Micah 6:6-8 “With what shall I come before the Lord and bow down before the exalted God? Shall I come before him with burnt offerings, with calves a year old? Will the Lord be pleased with thousands of rams, with ten thousand rivers of oil? Shall I offer my firstborn for my transgression, the fruit of my body for the sin of my soul? He has showed you, O man, what is good. And what does the Lord require of you? To act justly and to love mercy and to walk humbly with your God.”

When people are sorry for their sins and trust him for forgiveness, they are ready to do whatever God asks. No request would be too big.

The suggested offerings here build to a crescendo in ever-increasing value. The whole burnt offering is the one type of offering in Israel which was given up entirely to God. The priest and the bringer of the sacrifice received no part of it as they did with the other sacrifices. Calves were livestock enjoyed by the wealthy of Micah’s time. It was the most expensive animal you could offer. Thousands of rams and ten thousand rivers of oil would stagger the wealth of the richest kings.

Then the penitent person even suggests his own child, and his firstborn at that. Obviously, you can’t put a price on anyone’s life. But what could be more dear than the life of your own child? Even so, when a person has come to realize the horrible fate from which God has saved him, the precious price God paid to do so, and the immeasurable love that moved him to do so, there is nothing he would not do if the Lord asked him. Abraham was ready to make the last sacrifice Micah lists.

But those who understand God’s grace ought to know better than to think they might pay for their own sins. Only one life could be offered for our transgressions. Only one life could pay for the sin of our souls. That sacrifice is one only the Lord himself could provide. His Son, not ours made the payment. What God desires is a response of gratitude, not another sacrifice for sin.

 “He has showed you, O man, what is good. And what does the Lord require of you? To act justly and to love mercy and to walk humbly with your God.”

Far more dear to God than our things, our wealth, or our treasures are ourselves. He wants our hearts and lives. In leading us to repentance and faith, he has already taken them. He then leads us to act justly and to love mercy. In other words, he moves us to love our neighbor. He fills us with the desire to do what is right and show kindness to others wherever we find the opportunity. The life he desires is not a complicated thing.

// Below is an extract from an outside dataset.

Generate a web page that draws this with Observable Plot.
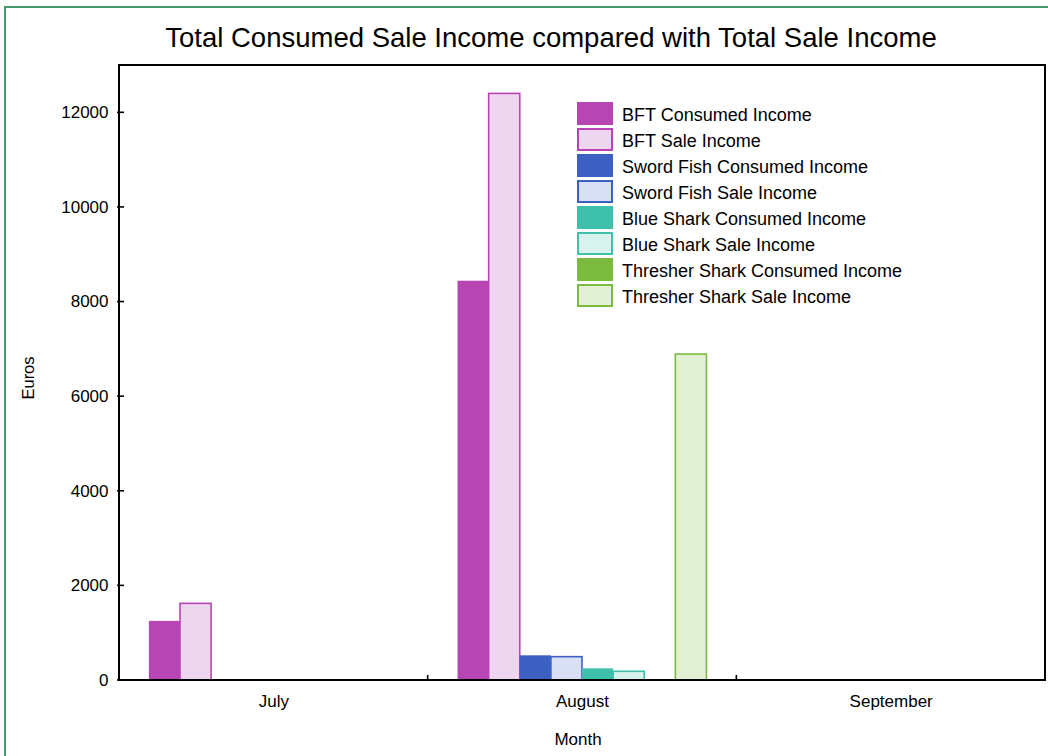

At the same time, he leads us to walk humbly with him. We learn to follow where he leads rather than try to drag him where we want to go. He teaches us that we need him as our leader, and to love him for that leadership. Like the life he requires, the kind of heart he desires is easy to understand.

Our Christian life is a response, not the cause of God’s grace. As believers in the sacrifice he made for us, let’s embrace the just, merciful, and humble life to which we have been called.